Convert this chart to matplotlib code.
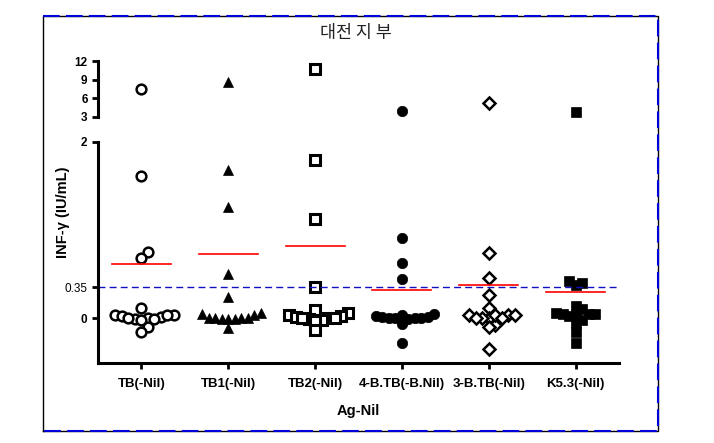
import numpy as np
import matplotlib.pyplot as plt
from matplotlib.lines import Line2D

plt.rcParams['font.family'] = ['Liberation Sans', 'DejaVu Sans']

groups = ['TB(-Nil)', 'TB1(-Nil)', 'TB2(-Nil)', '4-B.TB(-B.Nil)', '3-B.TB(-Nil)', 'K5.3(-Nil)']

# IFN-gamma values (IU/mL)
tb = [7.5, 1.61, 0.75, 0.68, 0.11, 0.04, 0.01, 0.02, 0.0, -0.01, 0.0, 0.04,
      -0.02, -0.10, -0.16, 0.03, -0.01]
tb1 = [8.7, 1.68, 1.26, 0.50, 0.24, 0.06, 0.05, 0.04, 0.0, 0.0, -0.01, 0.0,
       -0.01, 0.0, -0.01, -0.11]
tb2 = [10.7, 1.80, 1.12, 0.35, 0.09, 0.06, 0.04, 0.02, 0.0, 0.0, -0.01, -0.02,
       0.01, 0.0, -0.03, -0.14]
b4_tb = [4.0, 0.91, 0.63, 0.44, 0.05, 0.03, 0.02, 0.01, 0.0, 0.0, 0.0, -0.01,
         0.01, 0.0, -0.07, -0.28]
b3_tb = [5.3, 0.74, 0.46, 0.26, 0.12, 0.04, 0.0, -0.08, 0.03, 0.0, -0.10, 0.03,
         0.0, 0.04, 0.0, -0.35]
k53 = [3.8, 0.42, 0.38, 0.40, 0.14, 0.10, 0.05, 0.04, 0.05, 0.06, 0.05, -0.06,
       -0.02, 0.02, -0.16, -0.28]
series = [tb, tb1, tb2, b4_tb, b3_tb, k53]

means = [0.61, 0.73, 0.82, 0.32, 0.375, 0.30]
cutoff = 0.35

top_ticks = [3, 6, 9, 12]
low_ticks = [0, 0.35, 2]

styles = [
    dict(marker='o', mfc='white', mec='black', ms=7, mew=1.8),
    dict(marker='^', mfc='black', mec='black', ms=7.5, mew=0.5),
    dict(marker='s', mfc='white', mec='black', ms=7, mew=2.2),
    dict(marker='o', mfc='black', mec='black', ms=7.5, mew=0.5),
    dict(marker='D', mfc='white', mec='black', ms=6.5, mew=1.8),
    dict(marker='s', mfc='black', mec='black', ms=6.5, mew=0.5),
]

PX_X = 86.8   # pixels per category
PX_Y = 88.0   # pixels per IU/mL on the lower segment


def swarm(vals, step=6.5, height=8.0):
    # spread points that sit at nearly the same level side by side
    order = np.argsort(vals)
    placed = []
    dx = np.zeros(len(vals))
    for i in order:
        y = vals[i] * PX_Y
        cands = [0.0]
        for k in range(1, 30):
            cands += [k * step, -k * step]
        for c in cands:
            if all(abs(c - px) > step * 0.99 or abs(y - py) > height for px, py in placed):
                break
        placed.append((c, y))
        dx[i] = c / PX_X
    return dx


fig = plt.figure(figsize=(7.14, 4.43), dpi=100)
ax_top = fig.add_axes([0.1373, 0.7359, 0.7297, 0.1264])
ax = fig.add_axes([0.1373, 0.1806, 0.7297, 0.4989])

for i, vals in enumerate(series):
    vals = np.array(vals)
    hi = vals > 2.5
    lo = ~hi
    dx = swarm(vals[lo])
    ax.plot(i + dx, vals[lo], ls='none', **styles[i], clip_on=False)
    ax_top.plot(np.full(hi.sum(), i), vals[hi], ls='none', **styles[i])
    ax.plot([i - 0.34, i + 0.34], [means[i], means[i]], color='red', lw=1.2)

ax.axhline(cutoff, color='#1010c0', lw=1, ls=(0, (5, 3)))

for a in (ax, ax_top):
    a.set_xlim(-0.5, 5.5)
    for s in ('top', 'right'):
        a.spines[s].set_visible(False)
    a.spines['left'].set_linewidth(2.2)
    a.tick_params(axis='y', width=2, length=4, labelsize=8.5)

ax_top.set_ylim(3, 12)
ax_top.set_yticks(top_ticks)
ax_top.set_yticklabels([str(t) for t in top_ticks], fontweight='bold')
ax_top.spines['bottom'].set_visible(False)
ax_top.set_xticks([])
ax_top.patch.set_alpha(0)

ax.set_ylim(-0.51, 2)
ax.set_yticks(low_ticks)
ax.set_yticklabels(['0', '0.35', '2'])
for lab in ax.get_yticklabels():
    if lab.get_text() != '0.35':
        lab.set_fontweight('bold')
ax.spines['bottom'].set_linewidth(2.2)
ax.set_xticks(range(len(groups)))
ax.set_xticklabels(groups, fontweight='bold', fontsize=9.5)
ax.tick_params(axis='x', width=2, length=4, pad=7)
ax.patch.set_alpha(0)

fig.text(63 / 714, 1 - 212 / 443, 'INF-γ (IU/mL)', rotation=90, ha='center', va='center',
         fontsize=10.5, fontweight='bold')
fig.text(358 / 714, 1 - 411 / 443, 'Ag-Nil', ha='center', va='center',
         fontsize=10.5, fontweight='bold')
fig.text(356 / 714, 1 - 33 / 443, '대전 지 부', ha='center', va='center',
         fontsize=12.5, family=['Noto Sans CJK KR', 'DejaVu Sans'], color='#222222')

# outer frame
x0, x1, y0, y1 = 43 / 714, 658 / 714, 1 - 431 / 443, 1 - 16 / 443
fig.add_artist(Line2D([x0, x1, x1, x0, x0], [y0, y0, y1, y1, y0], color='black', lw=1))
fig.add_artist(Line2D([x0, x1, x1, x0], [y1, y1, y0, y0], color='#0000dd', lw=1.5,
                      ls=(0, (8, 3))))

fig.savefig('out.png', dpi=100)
============
Problem statement: Return each line from the material above exactly, but not the pictures.

Exercise solution:
Convert this chart to matplotlib code.
import numpy as np
import matplotlib.pyplot as plt
from matplotlib.lines import Line2D

plt.rcParams['font.family'] = ['Liberation Sans', 'DejaVu Sans']

groups = ['TB(-Nil)', 'TB1(-Nil)', 'TB2(-Nil)', '4-B.TB(-B.Nil)', '3-B.TB(-Nil)', 'K5.3(-Nil)']

# IFN-gamma values (IU/mL)
tb = [7.5, 1.61, 0.75, 0.68, 0.11, 0.04, 0.01, 0.02, 0.0, -0.01, 0.0, 0.04,
      -0.02, -0.10, -0.16, 0.03, -0.01]
tb1 = [8.7, 1.68, 1.26, 0.50, 0.24, 0.06, 0.05, 0.04, 0.0, 0.0, -0.01, 0.0,
       -0.01, 0.0, -0.01, -0.11]
tb2 = [10.7, 1.80, 1.12, 0.35, 0.09, 0.06, 0.04, 0.02, 0.0, 0.0, -0.01, -0.02,
       0.01, 0.0, -0.03, -0.14]
b4_tb = [4.0, 0.91, 0.63, 0.44, 0.05, 0.03, 0.02, 0.01, 0.0, 0.0, 0.0, -0.01,
         0.01, 0.0, -0.07, -0.28]
b3_tb = [5.3, 0.74, 0.46, 0.26, 0.12, 0.04, 0.0, -0.08, 0.03, 0.0, -0.10, 0.03,
         0.0, 0.04, 0.0, -0.35]
k53 = [3.8, 0.42, 0.38, 0.40, 0.14, 0.10, 0.05, 0.04, 0.05, 0.06, 0.05, -0.06,
       -0.02, 0.02, -0.16, -0.28]
series = [tb, tb1, tb2, b4_tb, b3_tb, k53]

means = [0.61, 0.73, 0.82, 0.32, 0.375, 0.30]
cutoff = 0.35

top_ticks = [3, 6, 9, 12]
low_ticks = [0, 0.35, 2]

styles = [
    dict(marker='o', mfc='white', mec='black', ms=7, mew=1.8),
    dict(marker='^', mfc='black', mec='black', ms=7.5, mew=0.5),
    dict(marker='s', mfc='white', mec='black', ms=7, mew=2.2),
    dict(marker='o', mfc='black', mec='black', ms=7.5, mew=0.5),
    dict(marker='D', mfc='white', mec='black', ms=6.5, mew=1.8),
    dict(marker='s', mfc='black', mec='black', ms=6.5, mew=0.5),
]

PX_X = 86.8   # pixels per category
PX_Y = 88.0   # pixels per IU/mL on the lower segment


def swarm(vals, step=6.5, height=8.0):
    # spread points that sit at nearly the same level side by side
    order = np.argsort(vals)
    placed = []
    dx = np.zeros(len(vals))
    for i in order:
        y = vals[i] * PX_Y
        cands = [0.0]
        for k in range(1, 30):
            cands += [k * step, -k * step]
        for c in cands:
            if all(abs(c - px) > step * 0.99 or abs(y - py) > height for px, py in placed):
                break
        placed.append((c, y))
        dx[i] = c / PX_X
    return dx


fig = plt.figure(figsize=(7.14, 4.43), dpi=100)
ax_top = fig.add_axes([0.1373, 0.7359, 0.7297, 0.1264])
ax = fig.add_axes([0.1373, 0.1806, 0.7297, 0.4989])

for i, vals in enumerate(series):
    vals = np.array(vals)
    hi = vals > 2.5
    lo = ~hi
    dx = swarm(vals[lo])
    ax.plot(i + dx, vals[lo], ls='none', **styles[i], clip_on=False)
    ax_top.plot(np.full(hi.sum(), i), vals[hi], ls='none', **styles[i])
    ax.plot([i - 0.34, i + 0.34], [means[i], means[i]], color='red', lw=1.2)

ax.axhline(cutoff, color='#1010c0', lw=1, ls=(0, (5, 3)))

for a in (ax, ax_top):
    a.set_xlim(-0.5, 5.5)
    for s in ('top', 'right'):
        a.spines[s].set_visible(False)
    a.spines['left'].set_linewidth(2.2)
    a.tick_params(axis='y', width=2, length=4, labelsize=8.5)

ax_top.set_ylim(3, 12)
ax_top.set_yticks(top_ticks)
ax_top.set_yticklabels([str(t) for t in top_ticks], fontweight='bold')
ax_top.spines['bottom'].set_visible(False)
ax_top.set_xticks([])
ax_top.patch.set_alpha(0)

ax.set_ylim(-0.51, 2)
ax.set_yticks(low_ticks)
ax.set_yticklabels(['0', '0.35', '2'])
for lab in ax.get_yticklabels():
    if lab.get_text() != '0.35':
        lab.set_fontweight('bold')
ax.spines['bottom'].set_linewidth(2.2)
ax.set_xticks(range(len(groups)))
ax.set_xticklabels(groups, fontweight='bold', fontsize=9.5)
ax.tick_params(axis='x', width=2, length=4, pad=7)
ax.patch.set_alpha(0)

fig.text(63 / 714, 1 - 212 / 443, 'INF-γ (IU/mL)', rotation=90, ha='center', va='center',
         fontsize=10.5, fontweight='bold')
fig.text(358 / 714, 1 - 411 / 443, 'Ag-Nil', ha='center', va='center',
         fontsize=10.5, fontweight='bold')
fig.text(356 / 714, 1 - 33 / 443, '대전 지 부', ha='center', va='center',
         fontsize=12.5, family=['Noto Sans CJK KR', 'DejaVu Sans'], color='#222222')

# outer frame
x0, x1, y0, y1 = 43 / 714, 658 / 714, 1 - 431 / 443, 1 - 16 / 443
fig.add_artist(Line2D([x0, x1, x1, x0, x0], [y0, y0, y1, y1, y0], color='black', lw=1))
fig.add_artist(Line2D([x0, x1, x1, x0], [y1, y1, y0, y0], color='#0000dd', lw=1.5,
                      ls=(0, (8, 3))))

fig.savefig('out.png', dpi=100)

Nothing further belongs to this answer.